As you might guess, Q’s handiwork is not cheap. Only 25 will be made available for direct sale to customers at a price of £2.75 million or about $3.5 million. These will be “continuation cars,” meaning they will be newly constructed cars made almost exactly as they were in 1964.
That’s a relative bargain compared to the $4.6 million someone paid in 2010 for an original James Bond DB5 used in the film.
That car had guns that poked out through the taillights and a removable roof panel to allow for the exit of a passenger in the ejector seat.
The only other complete car used in the production was stolen in 1997 and is believed to have been destroyed.
The James Bond character actually drove a number of different cars in various films and, in the Ian Fleming novels, he usually drove Bentleys. Still, thanks to the “silver birch” colored Aston Martin DB5, the character has long been associated with Aston Martin. The car inspired a popular Corgi toy version of which 2.5 million were sold in 1965. The car appeared in six more Bond films after Goldfinger, most recently in “Spectre” in 2015.
The connection between the Bond brand and the Aston Martin brand is now so strong that the car company has dubbed its in-house customization arm “Q by Aston Martin.” Q was the person in Bond’s British intelligence agency who created all the gadgets that the spy used, including the DB5, to get out of various scrapes.
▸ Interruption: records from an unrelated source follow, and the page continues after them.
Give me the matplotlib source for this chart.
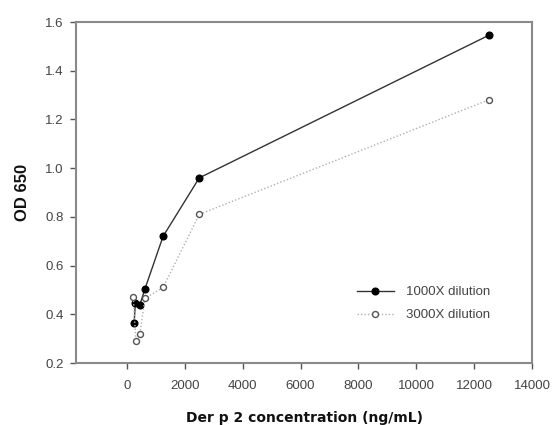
import matplotlib
matplotlib.use("Agg")
import matplotlib.pyplot as plt

x_1000 = [250, 290, 450, 625, 1250, 2500, 12500]
y_1000 = [0.365, 0.445, 0.44, 0.505, 0.72, 0.96, 1.545]
x_3000 = [220, 310, 450, 625, 1250, 2500, 12500]
y_3000 = [0.47, 0.29, 0.32, 0.465, 0.51, 0.81, 1.28]
xticks = [0, 2000, 4000, 6000, 8000, 10000, 12000, 14000]
yticks = [0.2, 0.4, 0.6, 0.8, 1.0, 1.2, 1.4, 1.6]

plt.rcParams['font.family'] = ['Liberation Sans', 'DejaVu Sans']
fig = plt.figure(figsize=(5.55, 4.25), dpi=100)
ax = fig.add_axes([76/555, 1-363/425, (532-76)/555, (363-22)/425])

ax.plot(x_1000, y_1000, color='#333333', lw=1.0, marker='o', ms=4.8,
        mfc='black', mec='black', label='1000X dilution', zorder=3)
ax.plot(x_3000, y_3000, color='#b0b0b0', lw=1.0, ls=(0, (1, 1.5)), marker='o', ms=4.3,
        mfc='white', mec='#555555', mew=1.0, label='3000X dilution', zorder=3)

ax.set_xlim(-1760, 14000)
ax.set_ylim(0.2, 1.6)
ax.set_xticks(xticks)
ax.set_xticklabels([str(t) for t in xticks])
ax.set_yticks(yticks)
ax.set_yticklabels([f"{t:.1f}" for t in yticks])

for s in ax.spines.values():
    s.set_color('#8a8a8a')
    s.set_linewidth(1.5)
ax.tick_params(direction='out', length=4, width=1, color='#555555',
               labelsize=9.5, labelcolor='#444444')
ax.tick_params(axis='x', pad=8)
ax.tick_params(axis='y', pad=5)

ax.set_xlabel('Der p 2 concentration (ng/mL)', fontsize=10, fontweight='bold',
              family='DejaVu Sans', labelpad=14, color='#111111')
ax.set_ylabel('OD 650', fontsize=12, fontweight='bold', labelpad=11, color='#111111')

leg = ax.legend(loc='upper left', bbox_to_anchor=(0.59, 0.26), frameon=False,
                fontsize=9.5, handlelength=2.8, handletextpad=0.9, labelspacing=0.8)
for t in leg.get_texts():
    t.set_color('#444444')

fig.savefig('out.png', dpi=100)
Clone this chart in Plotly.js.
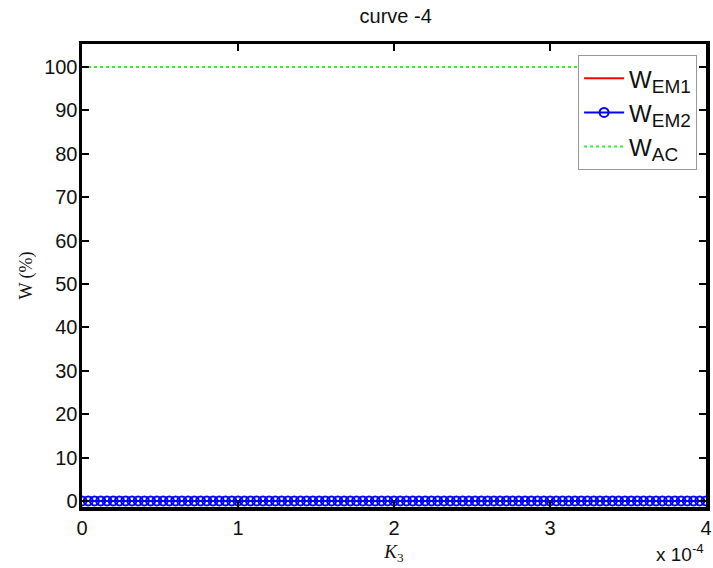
<!DOCTYPE html>
<html>
<head>
<meta charset="utf-8">
<script src="https://cdn.plot.ly/plotly-3.0.1.min.js"></script>
<style>html,body{margin:0;padding:0;background:#fff;}</style>
</head>
<body>
<div id="chart" style="width:713px;height:568px;"></div>
<script>
// K3 in units of 1e-4
var k3 = [
0,0.04,0.08,0.12,0.16,0.2,0.24,0.28,0.32,0.36,
0.4,0.44,0.48,0.52,0.56,0.6,0.64,0.68,0.72,0.76,
0.8,0.84,0.88,0.92,0.96,1,1.04,1.08,1.12,1.16,
1.2,1.24,1.28,1.32,1.36,1.4,1.44,1.48,1.52,1.56,
1.6,1.64,1.68,1.72,1.76,1.8,1.84,1.88,1.92,1.96,
2,2.04,2.08,2.12,2.16,2.2,2.24,2.28,2.32,2.36,
2.4,2.44,2.48,2.52,2.56,2.6,2.64,2.68,2.72,2.76,
2.8,2.84,2.88,2.92,2.96,3,3.04,3.08,3.12,3.16,
3.2,3.24,3.28,3.32,3.36,3.4,3.44,3.48,3.52,3.56,
3.6,3.64,3.68,3.72,3.76,3.8,3.84,3.88,3.92,3.96,
4];
var wEM1 = [
0,0,0,0,0,0,0,0,0,0, 0,0,0,0,0,0,0,0,0,0,
0,0,0,0,0,0,0,0,0,0, 0,0,0,0,0,0,0,0,0,0,
0,0,0,0,0,0,0,0,0,0, 0,0,0,0,0,0,0,0,0,0,
0,0,0,0,0,0,0,0,0,0, 0,0,0,0,0,0,0,0,0,0,
0,0,0,0,0,0,0,0,0,0, 0,0,0,0,0,0,0,0,0,0,
0];
var wEM2 = [
0,0,0,0,0,0,0,0,0,0, 0,0,0,0,0,0,0,0,0,0,
0,0,0,0,0,0,0,0,0,0, 0,0,0,0,0,0,0,0,0,0,
0,0,0,0,0,0,0,0,0,0, 0,0,0,0,0,0,0,0,0,0,
0,0,0,0,0,0,0,0,0,0, 0,0,0,0,0,0,0,0,0,0,
0,0,0,0,0,0,0,0,0,0, 0,0,0,0,0,0,0,0,0,0,
0];
var wAC = [
100,100,100,100,100,100,100,100,100,100, 100,100,100,100,100,100,100,100,100,100,
100,100,100,100,100,100,100,100,100,100, 100,100,100,100,100,100,100,100,100,100,
100,100,100,100,100,100,100,100,100,100, 100,100,100,100,100,100,100,100,100,100,
100,100,100,100,100,100,100,100,100,100, 100,100,100,100,100,100,100,100,100,100,
100,100,100,100,100,100,100,100,100,100, 100,100,100,100,100,100,100,100,100,100,
100];
var seriesNames = [
  'W<sub><span style="font-size:19px">EM1</span></sub>',
  'W<sub><span style="font-size:19px">EM2</span></sub>',
  'W<sub><span style="font-size:19px">AC</span></sub>'
];
var xTickVals = [0, 1, 2, 3, 4];
var xTickText = ['0', '1', '2', '3', '4'];
var yTickVals = [0, 10, 20, 30, 40, 50, 60, 70, 80, 90, 100];

var traces = [
  {x: k3, y: wEM1, name: seriesNames[0], mode: 'lines', line: {color: '#ff0000', width: 2}},
  {x: k3, y: wEM2, name: seriesNames[1], mode: 'lines+markers', line: {color: '#0000ff', width: 2},
   marker: {symbol: 'circle-open', size: 9, color: '#0000ff', line: {width: 2, color: '#0000ff'}}},
  {x: k3, y: wAC, name: seriesNames[2], mode: 'lines', line: {color: '#33ee33', width: 2, dash: 'dot'}}
];

var axisCommon = {
  showline: true, linecolor: '#000', linewidth: 3.5, mirror: 'ticks',
  ticks: 'inside', ticklen: 7, tickwidth: 2, tickcolor: '#000',
  showgrid: false, zeroline: false,
  tickfont: {family: 'Liberation Sans, Arial, sans-serif', size: 20, color: '#111'}
};

var layout = {
  width: 713, height: 568,
  margin: {l: 82, r: 7, t: 44, b: 61},
  paper_bgcolor: '#fff', plot_bgcolor: '#fff',
  title: {text: 'curve -4', x: 0.555, xanchor: 'center', y: 0.972, yanchor: 'middle',
          font: {family: 'Liberation Sans, Arial, sans-serif', size: 20, color: '#111'}},
  xaxis: Object.assign({}, axisCommon, {
    range: [0, 4], tickvals: xTickVals, ticktext: xTickText, ticklabeloverflow: 'allow',
    title: {text: '<i>K</i><sub>3</sub>', standoff: 8,
            font: {family: 'Liberation Serif, Times New Roman, serif', size: 19, color: '#111'}}
  }),
  yaxis: Object.assign({}, axisCommon, {
    range: [-1.4, 105.3], tickvals: yTickVals, ticklabelstandoff: -3,
    title: {text: 'W (%)', standoff: 8,
            font: {family: 'Liberation Serif, Times New Roman, serif', size: 18, color: '#111'}}
  }),
  showlegend: true,
  legend: {x: 0.795, y: 0.976, xanchor: 'left', yanchor: 'top',
           bgcolor: '#fff', bordercolor: '#999', borderwidth: 1,
           font: {family: 'Liberation Sans, Arial, sans-serif', size: 24, color: '#111'},
           itemwidth: 40, tracegroupgap: 0},
  annotations: [{
    text: 'x 10<sup>-4</sup>', xref: 'paper', yref: 'paper', x: 1.0, y: -0.13,
    xanchor: 'right', yanchor: 'bottom', showarrow: false,
    font: {family: 'Liberation Sans, Arial, sans-serif', size: 19, color: '#111'}
  }]
};

Plotly.newPlot('chart', traces, layout, {displayModeBar: false, staticPlot: true});
</script>
</body>
</html>
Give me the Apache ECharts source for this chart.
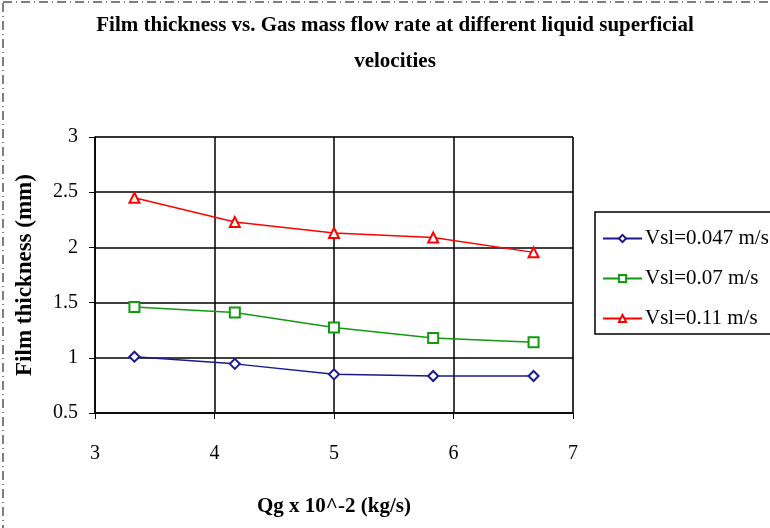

These new DB5s are being built in the Aston Martin Works facility in Newport Pagnell, Buckinghamshire, England. The former factory is now mostly dedicated to restoring classic Aston Martin cars. Aston Martin’s main manufacturing facility is now in Gaydon, Warwickshire, England.
The new James Bond DB5s are being created by Aston Martin in cooperation with EON productions, the company that makes James Bond films. The first customers will get their cars in 2020. In all, 28 of the cars will be made including ones to be kept by Aston Martin and EON and another to be auctioned for charity.
Aston Martin said the cars cannot be driven legally on public roads.